Selling stuff on the Internet used to take hundreds of thousands of dollars’ worth of software and programming talent. A number of sites now let you create web stores for modest fees. Here are a few:

  • Amazon.com Marketplace, at sellercentral.amazon.com, is easy to set up. Sign in with an Amazon.com account (the same account you use if you buy books or other items on the site), click Your Account, and click Your Seller Account to find out how to set up a seller account. Or, search Amazon.com for the item you want to sell and click the Sell Yours Here button. The site even processes credit card sales for you, eliminating what was once a horrible pain in the neck.
  • eBay.com Stores, at pages.ebay.com/sellerinformation, enables you to sell items in auctions (for which eBay is famous) or at fixed prices (using the Buy It Now option). Your store can have its own name and logo, and items in your store show up when people search eBay for merchandise.
  • Craigslist, at www.craiglist.com, is a huge online local classified ads site. You can list almost anything for sale. The site has separate sections for every major city and every U.S. state and they strongly encourage people to meet in person for the transaction; if your browser displays the wrong site, click links in the righthand column to find the site for your area.
  • Etsy, at www.etsy.com, lets you sell crafts, including clothing, jewelry, ceramics, and anything else you can make by hand.
  • Yahoo, at smallbusiness.yahoo.com, lets you create a storefront for a monthly fee.

To set up a store, you sign up for a free account at the website and then click the link to create the store. You provide information about the items you sell, including descriptions, prices, and shipping costs. On eBay, you’re usually paid by PayPal; on Craigslist, buyer and seller usually meet in person and pay in cash or with a local check; for everyone else, the site typically accepts credit cards and deposits your share to your own bank account.

tip.eps If you don’t want to set up a whole store, you can still sell individual items either on consignment at sites such as www.half.com or at auction at sites such as www.ebay.com. eBay owns Half.com, so when you set up an account to buy or sell items on one, you’re ready to buy or sell on the other, too.

To sell an item on Half.com (or any other consignment site), first find the item you want to sell. Half specializes in books, movies, and music, and it has almost everything in print in its database. When you find your item, click the Sell My Copy link, specify the condition of the item, add a description, and state your asking price. When you click the List Item link, your listing goes into the Half.com database and appears on the site within an hour. When you sell your item — which can be minutes, hours, or months later — Half.com keeps a commission.

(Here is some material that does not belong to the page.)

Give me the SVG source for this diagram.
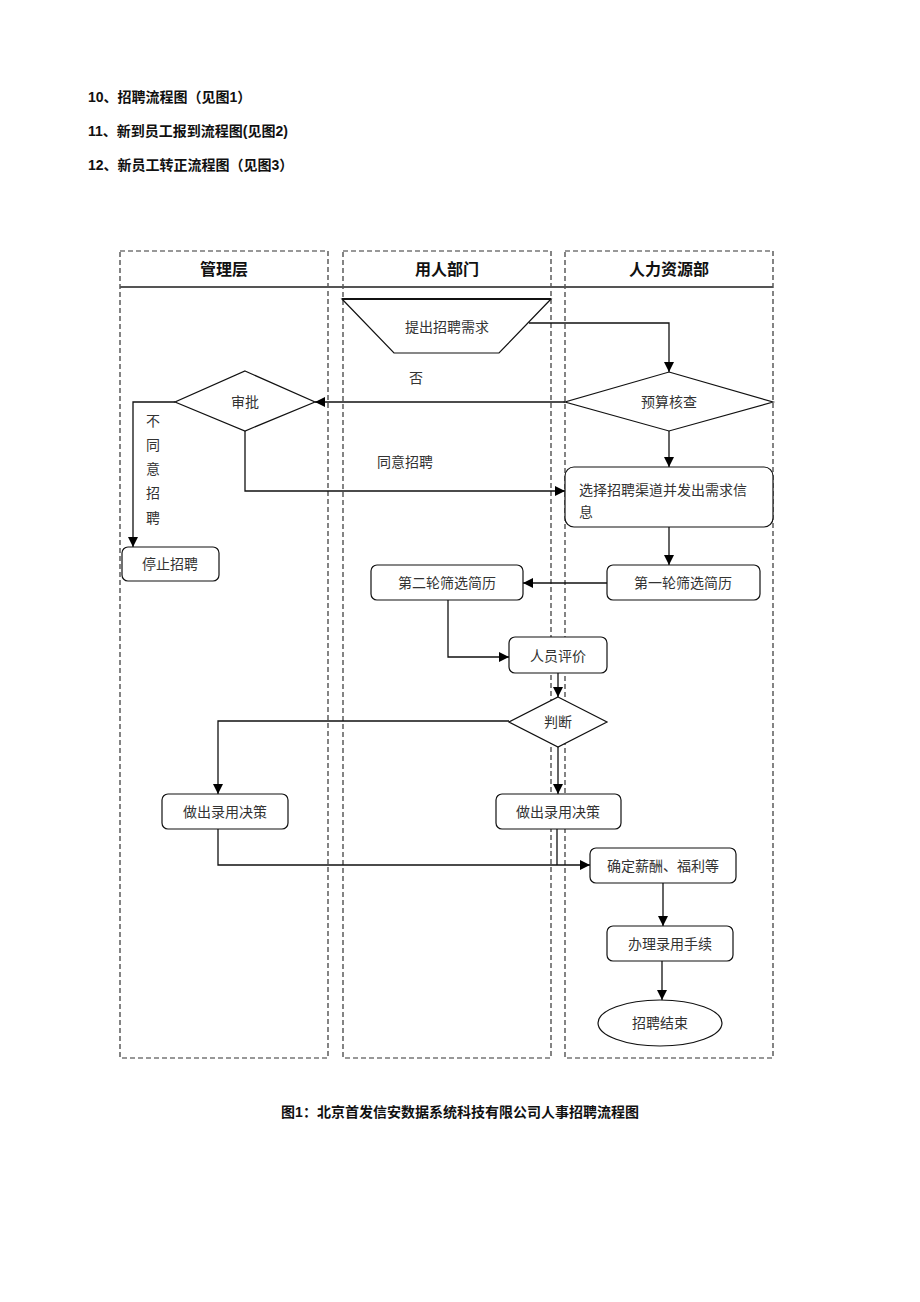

Selling an item on eBay is similar for books, CDs, and DVDs, but for other items it can be a little more complicated. You write a description for the item and take or scan a digital picture of it. Start at www.ebay.com, click the Sell tab or link, and follow the directions. Auctions can last as long as seven days, or you can set up a fixed-price offer with no end date. eBay charges you a listing fee, although if your item doesn’t sell, you can usually relist it (try again, perhaps with a lower starting price) for free. Click Customer Support in the upper-right corner of any eBay page, and then click Selling & Seller Fees for instructions and hints for selling.

tip.eps Search completed eBay listings to get ideas for effective titles and descriptions, along with prices at which similar items have sold. And be sure to include a good photo of the item. For most of these sites, you need a PayPal account (described in Chapter 16) to accept payments.